Apparently, she just leaves them out because she fears she may need to fire multiple rounds of ammo for someone who comes into her -- den?

You know, lots of people immediately noted that the use of guns in that way as props and the implicit threat that comes with them has a, you know, long, not necessarily great history among various movements around the globe.

Osama bin Laden, for one liked to pose in front of a bookshelf with a gun prominently displayed. The Irish Republican Army would display guns in its propaganda posters and its murals. Cuban revolutionaries, they posed with guns all the time, too. And no single side of the spectrum has a monopoly on this aesthetic.

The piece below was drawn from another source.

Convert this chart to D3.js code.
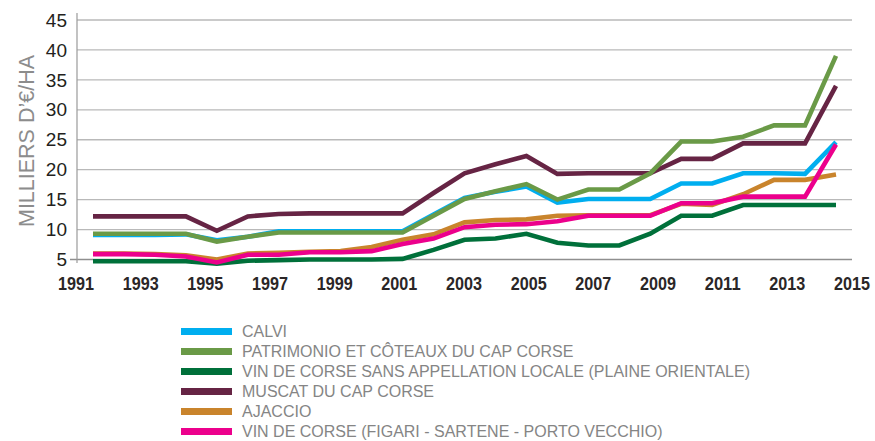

I mean, you can see it all over the world. It is unquestionably the aesthetic of armed struggle, of revolution, or insurrection.

A movement or faction that puts images of guns, the celebration of guns front and center in its political aesthetic, is a movement who’s engaging in something other than what we might call the normal rhetoric of elected democratic politics.

You can't escape the meaning of it. It communicates that they're committed to, or at the very least open to the possibility of violent overthrow of the government or the existing order. And now, in the Republican Party, it seems like it's becoming common and unremarkable.

(…)

Over decades, the right has built up this entire ideology around the Second Amendment rooted in, frankly, the fact the ridiculous idea that the U.S. government itself denied itself a monopoly on the legitimate use of force; because the founders had gone through revolution themselves.

And the history just doesn’t bear that out, it’s not true. Not now and not during, for instance, the Whiskey Rebellion way back in 1794 when President George Washington got into his old uniform and got on a horse and sent in troops to violently suppress a violent tax protest.

Many Republicans are now signaling they retain the right to use violence to over throw the government at any time, and that’s actually the core of part of their political principles in the Second Amendment and they're willing to brandish that claim as a threat in pursuit of their political aims.

And it's not some academic thing, right? I mean, right now the threat of violence and menace hangs over our collective political life.